Five Ways to Have Your Needs Met in Marriage
No one wants to stay in a marriage where their needs aren’t met. In fact, according to an article on MarriageSavers.com, “Astonishingly, there seems to be a much higher risk of divorce in marriages where spouses are not meeting each other’s emotional needs than there is in all the marriages that suffer from physical and verbal abuse, chemical dependency, unemployment, and all other causes combined.”
What happens when you have a need you feel or know isn’t met by your spouse?
Sooner or later, people make sure their needs get met one way or the other, either inside or outside the marriage.
If your needs aren’t met, chances are you’re not meeting your spouse’s needs either. If you’re in that situation, it’s time to become graciously, lovingly assertive if you have any chance at righting the ship.
Here are five ways to become more assertive in a spirit that invites mutual collaboration. The last thing you want to do is become demanding and declare ultimatums.
1. Act with Humble Self-Confidence (even if you don’t feel confident at all):
Believe and accept that you’re worthy of having your needs met by your spouse. Looking in the mirror while saying affirmations is a great way to build confidence and advocate for yourself and your needs. Surround yourself with people who affirm your value and encourage you; this builds self-confidence.
2. Be Clear
Clearly, but lovingly communicate your needs. You deserve to have your deepest needs met and thoroughly satisfied within your marriage. You don’t deserve to be neglected, rejected, or treated with indifference. You’re a priority, not an option.
Nor do you deserve to be minimized, diminished, discounted, controlled, shamed, or belittled.

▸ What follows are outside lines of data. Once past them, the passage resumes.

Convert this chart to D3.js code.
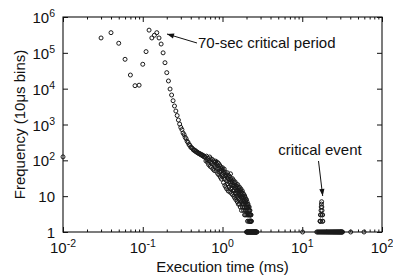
<!DOCTYPE html>
<html><head><meta charset="utf-8">
<script src="https://cdn.jsdelivr.net/npm/d3@7"></script>
<style>
html,body{margin:0;padding:0;background:#fff;}
svg{display:block;font-family:"Liberation Sans",Arial,Helvetica,sans-serif;}
</style></head>
<body>
<svg id="chart" width="393" height="278"></svg>
<script>
// ---- data (execution time in ms, frequency per 10 µs bin) ----
const edgeX = [0.01];
const edgeY = [125];

const peakX = [0.03,0.04,0.05,0.06,0.07,0.08,0.09,0.10,0.11,0.12,0.13,0.14,0.15,0.16,0.17,0.18,0.19,0.20,0.21,0.22,0.23,0.24];
const peakY = [260000,365000,185000,66000,24000,12100,12500,48000,108000,430000,260000,310000,365000,260000,176000,100000,53000,28000,16400,9780,6650,4610];

const decayX = [0.25,0.26,0.27,0.28,0.29,0.30,0.31,0.32,0.33,0.34,0.35,0.36,0.37,0.38,0.39,0.40,
  0.41,0.42,0.43,0.44,0.45,0.46,0.47,0.48,0.49,0.50,0.51,0.52,0.53,0.54,0.55,0.56,0.57,0.58,0.59,0.60];
const decayY = [3280,2380,1780,1330,1030,830,720,580,520,440,400,340,315,275,262,232,
  225,214,198,190,192,176,178,165,166,158,152,155,146,142,145,134,138,128,130,122];

const bandX = [0.61,0.62,0.63,0.64,0.65,0.66,0.67,0.68,0.69,0.70,0.71,0.72,0.73,0.74,0.75,0.76,0.77,0.78,0.79,0.80,
  0.81,0.82,0.83,0.84,0.85,0.86,0.87,0.88,0.89,0.90,0.91,0.92,0.93,0.94,0.95,0.96,0.97,0.98,0.99,1.00,
  1.01,1.02,1.03,1.04,1.05,1.06,1.07,1.08,1.09,1.10,1.11,1.12,1.13,1.14,1.15,1.16,1.17,1.18,1.19,1.20,
  1.21,1.22,1.23,1.24,1.25,1.26,1.27,1.28,1.29,1.30,1.31,1.32,1.33,1.34,1.35,1.36,1.37,1.38,1.39,1.40,
  1.41,1.42,1.43,1.44,1.45,1.46,1.47,1.48,1.49,1.50,1.51,1.52,1.53,1.54,1.55,1.56,1.57,1.58,1.59,1.60,
  1.61,1.62,1.63,1.64,1.65,1.66,1.67,1.68,1.69,1.70,1.71,1.72,1.73,1.74,1.75,1.76,1.77,1.78,1.79,1.80,
  1.81,1.82,1.83,1.84,1.85,1.86,1.87,1.88,1.89,1.90,1.91,1.92,1.93,1.94,1.95,1.96,1.97,1.98,1.99,2.00,
  2.01,2.02,2.03,2.04,2.05,2.06,2.07,2.08,2.09,2.10,2.11,2.12,2.13,2.14,2.15,2.16,2.17,2.18,2.19,2.20,
  2.21,2.22,2.23,2.24,2.25,2.26,2.27,2.28,2.29,2.30];
const bandY = [120,96,131,104,88,115,76,98,124,68,
  92,110,64,83,104,57,96,74,52,88,
  66,95,50,78,58,88,43,70,82,39,
  60,74,46,34,66,52,30,57,40,62,
  35,50,24,43,57,30,20,47,37,18,
  40,27,16,34,45,22,31,14,38,25,
  18,36,29,13,23,42,16,30,20,12,
  26,17,31,11,21,14,28,19,10,24,
  15,9,20,25,12,17,8,22,14,10,
  19,12,7,15,21,9,13,6,17,11,
  8,14,18,6,10,15,5,12,8,16,
  7,11,4,13,9,6,14,5,10,8,
  12,6,4,9,7,11,5,8,3,10,
  6,4,9,7,3,8,5,6,4,8,
  5,3,7,4,6,2,5,3,6,4,
  3,5,2,4,3,5,2,4,3,2,
  4,3,2,3,2,3,2,3,2,2];

const onesX = [2.00,2.02,2.04,2.06,2.08,2.10,2.12,2.14,2.16,2.18,2.20,2.22,2.24,2.26,2.28,2.30,2.32,2.34,2.36,2.38,
  2.40,2.42,2.44,2.46,2.48,2.50,2.52,2.54,2.56,2.58,2.60,2.62,2.64,2.66,2.68,2.70,
  10.1,
  15.2,15.6,16.0,16.4,16.8,17.2,17.6,18.0,18.4,18.8,19.2,19.6,20.0,20.4,20.8,21.2,21.6,22.0,22.4,22.8,
  23.2,23.6,24.0,24.4,24.8,25.2,25.6,26.0,26.4,26.8,27.2,27.6,28.0,28.4,28.8,29.2,29.6,30.0,30.4,30.8,31.2,31.6,32.0,
  40.5,59.5];
const onesY = onesX.map(() => 1);

const eventX = [16.7,16.8,16.9,17.0,17.1,17.2,17.3,17.4,17.5,17.6,17.7,17.8,17.9,18.0,18.1];
const eventY = [2,2,3,2,3,4,5,6,7,5,4,3,2,3,2];

const xTicks = [0.01,0.1,1,10,100];
const xTickExp = ["-2","-1","0","1","2"];
const yTicks = [1,10,100,1000,10000,100000,1000000];
const yTickBase = ["1","10","10","10","10","10","10"];
const yTickExp = ["","","2","3","4","5","6"];
const xMinor = [2,3,4,5,6,7,8,9].flatMap(m => [0.01,0.1,1,10].map(d => m*d));

const xLabel = "Execution time (ms)";
const yLabel = "Frequency (10\u03bcs bins)";
const noteTop = "70-sec critical period";
const noteEvent = "critical event";

// ---- drawing ----
const svg = d3.select("#chart");
const L = 63, R = 382, T = 17, B = 232;
const x = d3.scaleLog().domain([0.01,100]).range([L,R]);
const y = d3.scaleLog().domain([1,1e6]).range([B,T]);
const ink = "#111";

function strip(g){ g.select(".domain").remove(); g.selectAll("line").attr("stroke",ink); }

svg.append("g").attr("transform",`translate(0,${B})`)
  .call(d3.axisBottom(x).tickValues(xTicks).tickSize(-5).tickFormat("")).call(strip);
svg.append("g").attr("transform",`translate(0,${B})`)
  .call(d3.axisBottom(x).tickValues(xMinor).tickSize(-2.5).tickFormat("")).call(strip);
svg.append("g").attr("transform",`translate(0,${T})`)
  .call(d3.axisTop(x).tickValues(xTicks).tickSize(-5).tickFormat("")).call(strip);
svg.append("g").attr("transform",`translate(0,${T})`)
  .call(d3.axisTop(x).tickValues(xMinor).tickSize(-2.5).tickFormat("")).call(strip);
svg.append("g").attr("transform",`translate(${L},0)`)
  .call(d3.axisLeft(y).tickValues(yTicks).tickSize(-5).tickFormat("")).call(strip);
svg.append("g").attr("transform",`translate(${R},0)`)
  .call(d3.axisRight(y).tickValues(yTicks).tickSize(-5).tickFormat("")).call(strip);

svg.append("rect").attr("x",L).attr("y",T).attr("width",R-L).attr("height",B-T)
  .attr("fill","none").attr("stroke",ink).attr("stroke-width",1.1);

// tick labels
const xl = svg.append("g").attr("font-size",15).attr("fill",ink);
xTicks.forEach((v,i) => {
  const t = xl.append("text").attr("x",x(v)).attr("y",253).attr("text-anchor","middle");
  t.append("tspan").text("10");
  t.append("tspan").attr("dy",-6).attr("font-size",10.5).text(xTickExp[i]);
});
const yl = svg.append("g").attr("font-size",15).attr("fill",ink);
yTicks.forEach((v,i) => {
  const t = yl.append("text").attr("x",55).attr("y",y(v)+6).attr("text-anchor","end");
  t.append("tspan").text(yTickBase[i]);
  if (yTickExp[i]) t.append("tspan").attr("dy",-6).attr("font-size",10.5).text(yTickExp[i]);
});

// axis titles
svg.append("text").attr("x",(L+R)/2).attr("y",272).attr("text-anchor","middle")
  .attr("font-size",15).attr("fill",ink).text(xLabel);
svg.append("text").attr("transform",`translate(25,${(T+B)/2}) rotate(-90)`)
  .attr("text-anchor","middle").attr("font-size",15).attr("fill",ink).text(yLabel);

// points
const pts = [];
[[edgeX,edgeY],[peakX,peakY],[decayX,decayY],[bandX,bandY],[onesX,onesY],[eventX,eventY]]
  .forEach(([xs,ys]) => xs.forEach((v,i) => pts.push([v,ys[i]])));
svg.append("g").selectAll("circle").data(pts).join("circle")
  .attr("cx",d => x(d[0])).attr("cy",d => y(d[1])).attr("r",2)
  .attr("fill","none").attr("stroke","#1a1a1a").attr("stroke-width",1);

// annotations
function arrow(x1,y1,x2,y2){
  svg.append("line").attr("x1",x1).attr("y1",y1).attr("x2",x2).attr("y2",y2)
    .attr("stroke",ink).attr("stroke-width",1);
  const a = Math.atan2(y2-y1,x2-x1), len = 7, w = 2.6;
  const bx = x2 - len*Math.cos(a), by = y2 - len*Math.sin(a);
  const px = -Math.sin(a)*w, py = Math.cos(a)*w;
  svg.append("path").attr("d",`M${x2},${y2}L${bx+px},${by+py}L${bx-px},${by-py}Z`).attr("fill",ink);
}
arrow(197,43,167,34);
svg.append("text").attr("x",198).attr("y",48).attr("font-size",15).attr("fill",ink).text(noteTop);
arrow(318.5,161,322.7,196);
svg.append("text").attr("x",320).attr("y",155).attr("text-anchor","middle")
  .attr("font-size",15).attr("fill",ink).text(noteEvent);
</script>
</body></html>
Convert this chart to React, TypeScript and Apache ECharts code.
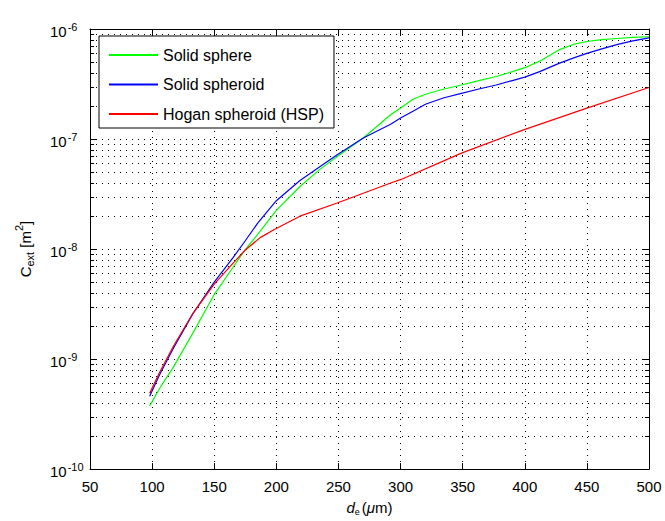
import React, { useEffect, useRef } from "react";
import * as echarts from "echarts";

// Equivalent diameter d_e (µm)
const diameters = [98, 106, 117, 133, 150, 165, 175, 185, 200, 219, 235, 249, 270, 292, 300, 310, 320, 335, 349, 363, 377, 390, 400, 412, 428, 440, 450, 462, 474, 487, 500];
// Solid sphere C_ext (m^2)
const sphere = [3.75e-10, 5.4e-10, 8.4e-10, 1.74e-9, 3.86e-9, 6.8e-9, 9.9e-9, 1.36e-8, 2.25e-8, 3.7e-8, 5.3e-8, 6.95e-8, 1.02e-7, 1.66e-7, 1.91e-7, 2.3e-7, 2.55e-7, 2.85e-7, 3.1e-7, 3.4e-7, 3.7e-7, 4.1e-7, 4.45e-7, 5.1e-7, 6.5e-7, 7.3e-7, 7.7e-7, 8.0e-7, 8.2e-7, 8.4e-7, 8.5e-7];
// Solid spheroid C_ext (m^2)
const spheroid = [4.6e-10, 7.2e-10, 1.25e-9, 2.6e-9, 5.0e-9, 8.3e-9, 1.19e-8, 1.72e-8, 2.75e-8, 4.2e-8, 5.6e-8, 7.2e-8, 1.02e-7, 1.36e-7, 1.55e-7, 1.79e-7, 2.07e-7, 2.37e-7, 2.6e-7, 2.85e-7, 3.1e-7, 3.4e-7, 3.65e-7, 4.1e-7, 4.9e-7, 5.5e-7, 6.0e-7, 6.6e-7, 7.2e-7, 7.8e-7, 8.3e-7];
// Hogan spheroid (HSP)
const hoganD = [98, 106, 117, 133, 150, 163, 175, 187, 198, 219, 249, 292, 300, 349, 399, 450, 500];
const hogan = [4.9e-10, 7.55e-10, 1.3e-9, 2.62e-9, 4.8e-9, 7.0e-9, 9.8e-9, 1.27e-8, 1.5e-8, 1.99e-8, 2.62e-8, 3.98e-8, 4.27e-8, 7.45e-8, 1.21e-7, 1.91e-7, 2.94e-7];

const seriesNames = ["Solid sphere", "Solid spheroid", "Hogan spheroid (HSP)"];
const seriesColors = ["#00ff00", "#0000ff", "#ff0000"];
const decades = [1e-10, 1e-9, 1e-8, 1e-7];
const minorMultipliers = [2, 3, 4, 5, 6, 7, 8, 9];

export default function App() {
  const ref = useRef<HTMLDivElement>(null);
  useEffect(() => {
    const chart = echarts.init(ref.current!, null, { renderer: "svg" });
    const font = "'Liberation Sans', Arial, Helvetica, sans-serif";
    const minorData: number[][] = [];
    decades.forEach((d) => minorMultipliers.forEach((m) => minorData.push([50, m * d])));

    const pair = (xs: number[], ys: number[]) => xs.map((x, i) => [x, ys[i]]);
    const dotted = { color: "#000", width: 1, type: [1, 5] as any };

    const lineSeries = (i: number, data: number[][]) => ({
      name: seriesNames[i],
      type: "line",
      data,
      symbol: "none",
      z: 3,
      lineStyle: { color: seriesColors[i], width: 1.2 },
      itemStyle: { color: seriesColors[i], opacity: 0 },
    });

    const option: any = {
      animation: false,
      backgroundColor: "#fff",
      grid: { left: 90, right: 16, top: 29, bottom: 51 },
      legend: {
        data: seriesNames,
        orient: "vertical",
        left: 99,
        top: 36,
        padding: [11, 10, 6, 9],
        itemWidth: 49,
        itemHeight: 14,
        itemGap: 13.5,
        borderColor: "#000",
        borderWidth: 1,
        backgroundColor: "#fff",
        itemStyle: { opacity: 0 },
        textStyle: { fontFamily: font, fontSize: 16, color: "#000" },
      },
      xAxis: [
        {
          type: "value",
          min: 50,
          max: 500,
          interval: 50,
          position: "bottom",
          axisLine: { lineStyle: { color: "#000", width: 1 } },
          axisTick: { inside: true, length: 6, lineStyle: { color: "#000" } },
          axisLabel: { color: "#000", fontFamily: font, fontSize: 15, margin: 10 },
          splitLine: { show: true, lineStyle: dotted },
          name: "{i|d}{s|e}{n|(}{i|\u03bc}{n|m)}",
          nameLocation: "middle",
          nameGap: 30,
          nameTextStyle: {
            rich: {
              i: { fontFamily: font, fontStyle: "italic", fontSize: 15, color: "#000", lineHeight: 16 },
              n: { fontFamily: font, fontSize: 15, color: "#000", lineHeight: 16 },
              s: { fontFamily: font, fontSize: 9, color: "#000", lineHeight: 10, padding: [8, 2, 0, 0] },
            },
          },
        },
        {
          type: "value",
          min: 50,
          max: 500,
          interval: 50,
          position: "top",
          axisLine: { lineStyle: { color: "#000", width: 1 } },
          axisTick: { inside: true, length: 6, lineStyle: { color: "#000" } },
          axisLabel: { show: false },
          splitLine: { show: false },
        },
      ],
      yAxis: [
        {
          type: "log",
          logBase: 10,
          min: 1e-10,
          max: 1e-6,
          splitNumber: 4,
          position: "left",
          axisLine: { show: true, lineStyle: { color: "#000", width: 1 } },
          axisTick: { show: true, inside: true, length: 6, lineStyle: { color: "#000" } },
          splitLine: { show: true, lineStyle: dotted },
          axisLabel: {
            align: "left",
            margin: 40,
            formatter: (v: number) => `{b|10}{e|${Math.round(Math.log10(v))}}`,
            rich: {
              b: { fontFamily: font, fontSize: 15, color: "#000", lineHeight: 16, padding: [4, 0, 0, 0] },
              e: { fontFamily: font, fontSize: 11, color: "#000", lineHeight: 12, padding: [0, 0, 24, 1], verticalAlign: "top" },
            },
          },
          name: "{n|C}{s|ext}{n| [m}{p|2}{n|]}",
          nameLocation: "middle",
          nameRotate: 90,
          nameGap: 57,
          nameTextStyle: {
            rich: {
              n: { fontFamily: font, fontSize: 15, color: "#000", lineHeight: 16 },
              s: { fontFamily: font, fontSize: 11, color: "#000", lineHeight: 12, padding: [10, 0, 0, 0] },
              p: { fontFamily: font, fontSize: 11, color: "#000", lineHeight: 12, padding: [0, 0, 12, 0] },
            },
          },
        },
        {
          type: "log",
          logBase: 10,
          min: 1e-10,
          max: 1e-6,
          splitNumber: 4,
          position: "right",
          axisLine: { show: true, lineStyle: { color: "#000", width: 1 } },
          axisTick: { show: true, inside: true, length: 6, lineStyle: { color: "#000" } },
          axisLabel: { show: false },
          splitLine: { show: false },
        },
      ],
      series: [
        {
          type: "custom",
          silent: true,
          z: 1,
          xAxisIndex: 0,
          yAxisIndex: 0,
          data: minorData,
          encode: { x: 0, y: 1 },
          renderItem: (params: any, api: any) => {
            const v = api.value(1);
            const p0 = api.coord([50, v]);
            const p1 = api.coord([500, v]);
            const y = Math.round(p0[1]) + 0.5;
            return {
              type: "group",
              children: [
                { type: "line", shape: { x1: p0[0], y1: y, x2: p1[0], y2: y }, style: { stroke: "#000", lineWidth: 1, lineDash: [1, 5] } },
                { type: "line", shape: { x1: p0[0], y1: y, x2: p0[0] + 4, y2: y }, style: { stroke: "#000", lineWidth: 1 } },
                { type: "line", shape: { x1: p1[0] - 4, y1: y, x2: p1[0], y2: y }, style: { stroke: "#000", lineWidth: 1 } },
              ],
            };
          },
        },
        lineSeries(0, pair(diameters, sphere)),
        lineSeries(1, pair(diameters, spheroid)),
        lineSeries(2, pair(hoganD, hogan)),
      ],
    };
    chart.setOption(option);
    return () => chart.dispose();
  }, []);
  return (
    <div
      ref={ref}
      style={{ position: "fixed", left: 0, top: 0, width: 665, height: 521, background: "#fff" }}
    />
  );
}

Once you’ve identified your needs and any that aren’t being met, it’s time for a heart-to-heart conversation with your spouse, seeking healing and restoration. Perhaps you’ve not been meeting certain of their needs. So you might begin with how you feel you both have needs that aren’t being met. Make sure your message is clear, understood, and received. Your spouse might not accept your assessment, but that doesn’t mean they shouldn’t understand and acknowledge your concerns.
3. Share Expectations and Boundaries
Share how there are certain needs that you expect to be met only within the bonds of marriage, such as emotional and physical intimacy. Boundaries and expectations are important in being assertive and standing up for yourself.
If emotional and physical intimacy is lacking, find a counselor to work through your issues. The human need for emotional and physical intimacy will not go unmet; spouses find ways to meet these essential needs – needs both partners promised to meet the day they were married.
4. Communicate Clearly and Graciously
For instance, instead of accusing your partner, “You don’t give me…,” it would be far more effective to say, “I need to feel more emotionally connected to you,” or “I need more touch and physical affection,” etc. By stating your need clearly but kindly, there’s a greater likelihood that what you’re sharing will be received, respected, and acted upon because of the spirit it’s being shared.
5. Be Bold and Consistent
Be bold. Don’t drop the issue. Persist. If your needs don’t seem to matter to you, they won’t matter to anyone else. Be confident that what you’re asking for is reasonable and necessary.
Boldness also helps you to hold others accountable when it comes to getting your needs met. When you mean business, you have no problems following up with your spouse and engaging them on this issue.
Your needs are important. Their needs are important, too; this isn’t a selfish, one-sided street. If you’re not trying to meet their needs, why should you expect them to meet yours?
The best thing to do when you feel that your needs aren’t being met by your spouse is to confront the situation early on. Don’t wait, expecting things will get better. They won’t. If you’re not meeting your spouse’s needs, something or someone else will, and vice-versa. Be bold, diplomatic, and loving. But confront the issue.
For some people, being kindly assertive comes naturally. Others have to learn it through uncomfortable action. Either way, remember, you are worth the investment, and your needs matter. And you have the right to have your needs met within the sacred bonds of marriage.